Meskipun demikian, kapasitas batubara India akan meningkat selama lima tahun ke depan, berdasarkan pertumbuhan listrik yang kuat dan pembangunan pembangkit listrik batubara yang sedang berlangsung yang setara dengan 9% dari kapasitas terpasang India saat ini.
“Kami memperkirakan kapasitas batubara akan meningkat tajam hingga 2024 berdasarkan pembangkit yang saat ini sedang dibangun dan kemungkinan penghentian pembangkit,” kata HSBC.
“Konsumsi akan mencapai puncaknya di Cina pada 2024 dan di Asia pada 2025, setelah itu pengurangan kapasitas kemungkinan akan dilakukan secara bertahap.”
Disebutkan bahwa konsumsi batubara dapat mencapai puncaknya lebih awal dari 2025, asalkan pembangkit listrik tenaga batu bara “dipensiunkan” sebelum masa pakainya hingga 50 tahun atau dioperasikan di bawah kapasitas target.
Bagaimanapun juga, pendekatan ini memerlukan intervensi fiskal langsung mengingat banyak nyapembangkit listrik Asia yang berada di bawah produsen listrik independen.
Batubara menyumbang mayoritas pembangkit di Asia, masing-masing menyumbang sekitar 72% dan 65% dari total emisi di Cina dan Asia.

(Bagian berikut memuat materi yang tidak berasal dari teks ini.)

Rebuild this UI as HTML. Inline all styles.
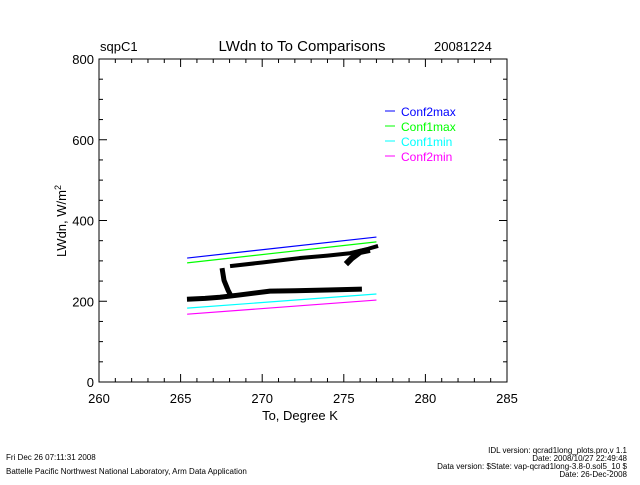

Hal ini tetap penting di tengah keterbatasan jaringan dan produksi terbarukan yang tidak stabil, menurut laporan HSBC.
Misalnya, saat pembangkit listrik tenaga air berjalan di bawah kapasitas karena kekeringan. Kemajuan dalam memasang kapasitas terbarukan di tenaga surya di India dan Vietnam juga menghadapi tantangan dari keterbatasan jaringan. Hal ini menyebabkan adanya permintaan tenaga batubara dalam jangka pendek.